What it demonstrates is that the weakest point in this complicated supply chain for critical products is often the lowest margin product. Because the high margin products, the [machine that actually performs the diagnostic screening—that’s a machine that costs hundreds of thousands of dollars. That’s going to have a very secure supply chain so they can be sure that they can continue producing those machines. They’ve invested heavily into manufacturing, they have redundant capacity, they have a continuity of business plans. It’s always the lowest-margin product in a supply chain, that’s still a critical product, that ends up being the weak link. In those cases, it’s a consolidated manufacturer who hasn’t invested as much in redundant capacity, who hasn’t invested in manufacturing itself so the manufacturing could be more vulnerable. So in this case, what is the lowest margin product involved in screening a patient for coronavirus? It’s the Q-Tip. So you need to think about what the weakest point in the supply chain is for when you have any critical activity. You can use economics to figure it out because it’s usually the lowest-margin product. 
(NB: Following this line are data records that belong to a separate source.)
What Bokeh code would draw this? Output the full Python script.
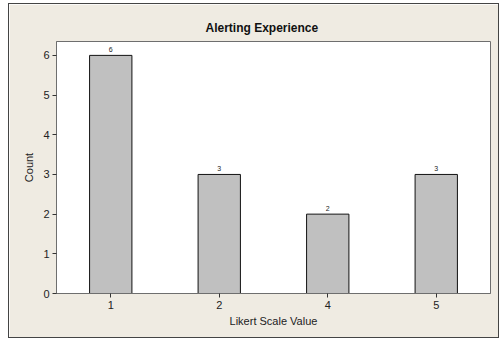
from bokeh.plotting import figure
from bokeh.models import ColumnDataSource, FactorRange, Range1d
from bokeh.embed import file_html
from bokeh.resources import INLINE
from bokeh.core.properties import value

categories = ["1", "2", "4", "5"]
counts = [6, 3, 2, 3]
count_labels = ["6", "3", "2", "3"]

BG = "#EFEBE2"
FONT = "Liberation Sans"

src = ColumnDataSource(data=dict(cat=categories, count=counts, label=count_labels))

p = figure(
    x_range=FactorRange(factors=categories, range_padding=0),
    y_range=Range1d(0, 6.35),
    width=491, height=335,
    output_backend="svg", toolbar_location=None,
    min_border_left=47, min_border_right=10, min_border_top=37, min_border_bottom=46,
)
p.styles = {"border": "1px solid #444444", "box-sizing": "border-box",
            "margin-left": "8px", "margin-top": "3px"}
p.border_fill_color = BG
p.background_fill_color = "white"
p.outline_line_color = "#6E6E6E"
p.outline_line_width = 1

p.title.text = "Alerting Experience"
p.title.align = "left"
p.title.text_font = FONT
p.title.text_font_size = "12px"
p.title.text_font_style = "bold"
p.title.text_color = "#111111"
p.title.offset = 149
p.title.standoff = 14

p.vbar(x="cat", top="count", width=0.39, source=src,
       fill_color="#C0C0C0", line_color="#111111", line_width=1)
p.text(x="cat", y="count", text="label", source=src,
       text_align="center", text_baseline="bottom", y_offset=-3,
       text_font=value(FONT), text_font_size="7px", text_color="#222222")

p.xgrid.visible = False
p.ygrid.visible = False

for ax in (p.xaxis, p.yaxis):
    ax.axis_line_color = "#6E6E6E"
    ax.major_tick_line_color = "#333333"
    ax.major_tick_out = 4
    ax.major_tick_in = 0
    ax.minor_tick_line_color = None
    ax.major_label_text_font = FONT
    ax.major_label_text_font_size = "11px"
    ax.major_label_text_color = "#222222"
    ax.axis_label_text_font = FONT
    ax.axis_label_text_font_size = "11px"
    ax.axis_label_text_font_style = "normal"
    ax.axis_label_text_color = "#222222"

p.xaxis.axis_label = "Likert Scale Value"
p.yaxis.axis_label = "Count"
p.yaxis.ticker = [0, 1, 2, 3, 4, 5, 6]
p.xaxis.major_label_standoff = 3
p.yaxis.major_label_standoff = 3
p.xaxis.axis_label_standoff = 3
p.yaxis.axis_label_standoff = 5

open("out.html", "w").write(file_html(p, INLINE))
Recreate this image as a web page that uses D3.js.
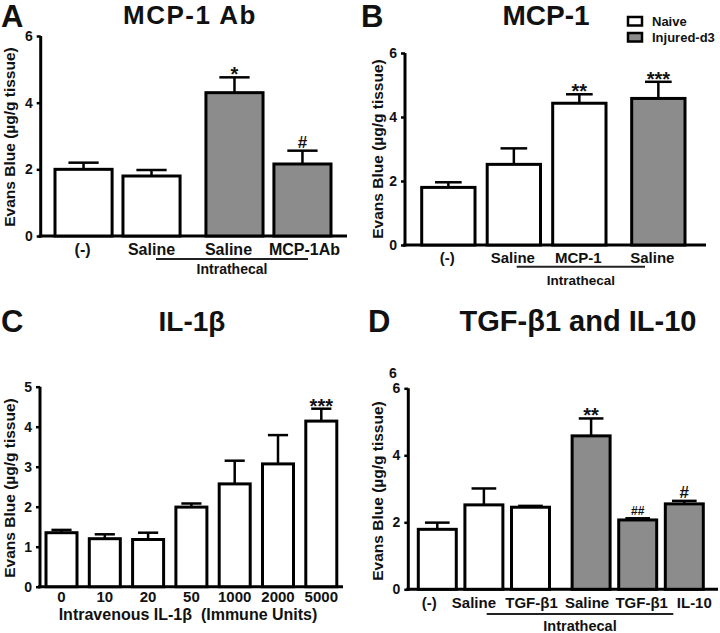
<!DOCTYPE html>
<html>
<head>
<meta charset="utf-8">
<script src="https://cdn.jsdelivr.net/npm/d3@7/dist/d3.min.js"></script>
<style>
  html, body { margin: 0; padding: 0; background: #fff; }
  svg { display: block; }
  text { font-family: "Liberation Sans", Arial, Helvetica, sans-serif; font-weight: bold; fill: #111; }
</style>
</head>
<body>
<svg id="chart" width="720" height="633"></svg>
<script>
// ---------------- DATA ----------------
const groupNames = ["Naive", "Injured-d3"];

const aCats   = ["(-)", "Saline", "Saline", "MCP-1Ab"];
const aMeans  = [2.0, 1.8, 4.3, 2.16];
const aSem    = [0.2, 0.18, 0.46, 0.4];
const aGroups = ["Naive", "Naive", "Injured-d3", "Injured-d3"];
const aMarks  = ["", "", "*", "#"];
const aTicks  = [0, 2, 4, 6];

const bCats   = ["(-)", "Saline", "MCP-1", "Saline"];
const bMeans  = [1.8, 2.52, 4.43, 4.58];
const bSem    = [0.16, 0.5, 0.28, 0.52];
const bGroups = ["Naive", "Naive", "Naive", "Injured-d3"];
const bMarks  = ["", "", "**", "***"];
const bTicks  = [0, 2, 4, 6];

const cCats   = ["0", "10", "20", "50", "1000", "2000", "5000"];
const cMeans  = [1.35, 1.2, 1.18, 1.99, 2.57, 3.07, 4.14];
const cSem    = [0.07, 0.11, 0.17, 0.09, 0.58, 0.72, 0.31];
const cGroups = ["Naive", "Naive", "Naive", "Naive", "Naive", "Naive", "Naive"];
const cMarks  = ["", "", "", "", "", "", "***"];
const cTicks  = [0, 1, 2, 3, 4, 5];

const dCats   = ["(-)", "Saline", "TGF-β1", "Saline", "TGF-β1", "IL-10"];
const dMeans  = [1.79, 2.52, 2.45, 4.58, 2.07, 2.55];
const dSem    = [0.2, 0.49, 0.04, 0.52, 0.05, 0.09];
const dGroups = ["Naive", "Naive", "Naive", "Injured-d3", "Injured-d3", "Injured-d3"];
const dMarks  = ["", "", "", "**", "##", "#"];
const dTicks  = [0, 2, 4, 6];

// ---------------- DRAW ----------------
const svg = d3.select("#chart");
const color = d3.scaleOrdinal().domain(groupNames).range(["#ffffff", "#8c8c8c"]);

function panel(cfg) {
  const g = svg.append("g");
  const y = d3.scaleLinear().domain([0, cfg.ymax]).range([cfg.y0, cfg.ytop]);
  const x = d3.scaleBand().domain(d3.range(cfg.cats.length)).range(cfg.xr)
    .paddingInner(cfg.pad).paddingOuter(0);
  const bx = i => x(i) + (cfg.gapAt != null && i >= cfg.gapAt ? cfg.gap : 0);
  const bw = x.bandwidth();
  const data = cfg.cats.map((c, i) => ({ i, c, m: cfg.means[i], s: cfg.sem[i], g: cfg.groups[i], k: cfg.marks[i] }));

  // x axis line
  g.append("line").attr("x1", cfg.ax - 2).attr("x2", cfg.axEnd)
    .attr("y1", y(0)).attr("y2", y(0)).attr("stroke", "#000").attr("stroke-width", 3);

  // error bars
  const eb = g.selectAll(".eb").data(data).enter().append("g");
  eb.append("line").attr("x1", d => bx(d.i) + bw / 2).attr("x2", d => bx(d.i) + bw / 2)
    .attr("y1", d => y(d.m)).attr("y2", d => y(d.m + d.s))
    .attr("stroke", "#000").attr("stroke-width", 2.5);
  eb.append("line").attr("x1", d => bx(d.i) + bw / 2 - bw * cfg.cap / 2)
    .attr("x2", d => bx(d.i) + bw / 2 + bw * cfg.cap / 2)
    .attr("y1", d => y(d.m + d.s)).attr("y2", d => y(d.m + d.s))
    .attr("stroke", "#000").attr("stroke-width", 2.5);

  // bars
  g.selectAll(".bar").data(data).enter().append("rect")
    .attr("x", d => bx(d.i)).attr("width", bw)
    .attr("y", d => y(d.m)).attr("height", d => y(0) - y(d.m))
    .attr("fill", d => color(d.g)).attr("stroke", "#000").attr("stroke-width", 3);

  // significance marks
  g.selectAll(".mk").data(data.filter(d => d.k)).enter().append("text")
    .attr("x", d => bx(d.i) + bw / 2)
    .attr("y", d => {
      const t = y(d.m + d.s);
      if (d.k[0] === "*") return t + 4;
      return t - 3;
    })
    .attr("text-anchor", "middle")
    .attr("font-size", d => d.k[0] === "*" ? 20 : (d.k.length > 1 ? 12 : 17))
    .text(d => d.k);

  // y axis
  const yAxis = d3.axisLeft(y).tickValues(cfg.ticks).tickSize(4).tickSizeOuter(0).tickPadding(4)
    .tickFormat(d3.format("d"));
  const ya = g.append("g").attr("transform", `translate(${cfg.ax},0)`).call(yAxis);
  ya.select(".domain").attr("stroke", "#000").attr("stroke-width", 3)
    .attr("d", `M0,${cfg.y0 + 1.5}V${cfg.ytop}`);
  ya.selectAll(".tick line").attr("stroke", "#000").attr("stroke-width", 2.5);
  ya.selectAll(".tick text").attr("font-size", 14).attr("fill", "#111")
    .style("font-weight", "bold");

  // y label
  g.append("text").attr("transform", `translate(${cfg.ylx},${cfg.yly}) rotate(-90)`)
    .attr("text-anchor", "middle").attr("font-size", 15.5).text("Evans Blue (µg/g tissue)");

  // category labels (with small layout nudges as in the original figure)
  g.selectAll(".cl").data(data).enter().append("text")
    .attr("x", d => bx(d.i) + bw / 2 + (cfg.labDx ? cfg.labDx[d.i] : 0)).attr("y", cfg.labY)
    .attr("text-anchor", "middle").attr("font-size", cfg.labSize).text(d => d.c);

  // title + letter
  g.append("text").attr("x", cfg.titleX).attr("y", cfg.titleY).attr("text-anchor", "middle")
    .attr("font-size", cfg.titleSize).style("letter-spacing", cfg.titleLS || 0).text(cfg.title);
  g.append("text").attr("x", cfg.letterX).attr("y", cfg.letterY)
    .attr("font-size", 31).text(cfg.letter);

  // intrathecal bracket
  if (cfg.intra) {
    g.append("line").attr("x1", cfg.intra.x1).attr("x2", cfg.intra.x2)
      .attr("y1", cfg.intra.ly).attr("y2", cfg.intra.ly).attr("stroke", "#222").attr("stroke-width", 2);
    g.append("text").attr("x", (cfg.intra.x1 + cfg.intra.x2) / 2).attr("y", cfg.intra.ty)
      .attr("text-anchor", "middle").attr("font-size", cfg.intra.size).text("Intrathecal");
  }
  return g;
}

panel({ cats: aCats, means: aMeans, sem: aSem, groups: aGroups, marks: aMarks, ticks: aTicks,
  ymax: 6, y0: 236, ytop: 36, ax: 40.7, axEnd: 347, xr: [55, 316], pad: 0.16, gapAt: 2, gap: 15, cap: 0.53,
  ylx: 14.5, yly: 137, labY: 255, labSize: 16, labDx: [-1, 0, -6, 2],
  title: "MCP-1 Ab", titleX: 190, titleY: 23.5, titleSize: 26, titleLS: "1.5px",
  letter: "A", letterX: 1, letterY: 27,
  intra: { x1: 156, x2: 308, ly: 259, ty: 274, size: 14 } });

panel({ cats: bCats, means: bMeans, sem: bSem, groups: bGroups, marks: bMarks, ticks: bTicks,
  ymax: 6, y0: 245, ytop: 53, ax: 405, axEnd: 706, xr: [421.7, 671.5], pad: 0.186, gapAt: 3, gap: 13.5, cap: 0.5,
  ylx: 383, yly: 149, labY: 263, labSize: 15, labDx: [-1, -1, -1, -6],
  title: "MCP-1", titleX: 546, titleY: 25, titleSize: 28,
  letter: "B", letterX: 361, letterY: 27,
  intra: { x1: 516.7, x2: 645, ly: 266.7, ty: 285, size: 13.5 } });

panel({ cats: cCats, means: cMeans, sem: cSem, groups: cGroups, marks: cMarks, ticks: cTicks,
  ymax: 5, y0: 586.7, ytop: 386.7, ax: 40, axEnd: 343, xr: [46, 336.8], pad: 0.284, gapAt: null, gap: 0, cap: 0.65,
  ylx: 14.5, yly: 488, labY: 602, labSize: 15,
  title: "IL-1β", titleX: 192, titleY: 331, titleSize: 28,
  letter: "C", letterX: 1, letterY: 332 });

svg.append("text").attr("x", 188).attr("y", 620).attr("text-anchor", "middle")
  .attr("font-size", 16).attr("xml:space", "preserve").style("white-space", "pre")
  .text("Intravenous IL-1β  (Immune Units)");

panel({ cats: dCats, means: dMeans, sem: dSem, groups: dGroups, marks: dMarks, ticks: dTicks,
  ymax: 6, y0: 589.3, ytop: 388.3, ax: 408.3, axEnd: 718, xr: [418.3, 689.3], pad: 0.185, gapAt: 3, gap: 14, cap: 0.65,
  ylx: 383, yly: 491, labY: 608, labSize: 15, labDx: [-8, -10, 1, -4, 4, 10],
  title: "TGF-β1 and IL-10", titleX: 578, titleY: 331, titleSize: 29,
  letter: "D", letterX: 368, letterY: 332,
  intra: { x1: 486.7, x2: 673.3, ly: 614, ty: 631, size: 14.5 } });

// stray duplicate axis label in panel D
svg.append("text").attr("x", 393).attr("y", 378).attr("text-anchor", "middle")
  .attr("font-size", 14).text(dTicks[dTicks.length - 1]);

// legend (panel B)
const legend = svg.append("g").attr("transform", "translate(628,17)");
legend.selectAll("rect").data(groupNames).enter().append("rect")
  .attr("x", 0).attr("y", (d, i) => i * 16).attr("width", 14).attr("height", 8.5)
  .attr("fill", d => color(d)).attr("stroke", "#000").attr("stroke-width", 2.5);
legend.selectAll("text").data(groupNames).enter().append("text")
  .attr("x", 24).attr("y", (d, i) => 9 + i * 16).attr("font-size", 13).text(d => d);
</script>
</body>
</html>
Heilbrunn: Clearly relying on overseas supply chains can pose risks to domestic drug supply. Given how much money we are investing in the development of these new products, and the urgent need to have them available to patients in the U.S., how confident do you feel that we will have domestic capacity to manufacture the drugs and vaccines to combat this disease?

 

Gottlieb: The kinds of products that I’m talking about would be branded products made by branded companies. Typically, some of that manufacturing is domestic. Some of the branded companies have business plans in place that allow them to have supplies on hand to continue seamless manufacturing for very extended periods of time—up to a year—Regeneron, for example, the company that I talked about that is developing the antibody, their manufacturing is domestic. Whatever is done outside the United States, I would believe that they would have tight control over their supply chain and the ability to continue manufacturing because you are dealing with higher-margin products and businesses that have invested substantial resources into their manufacturing.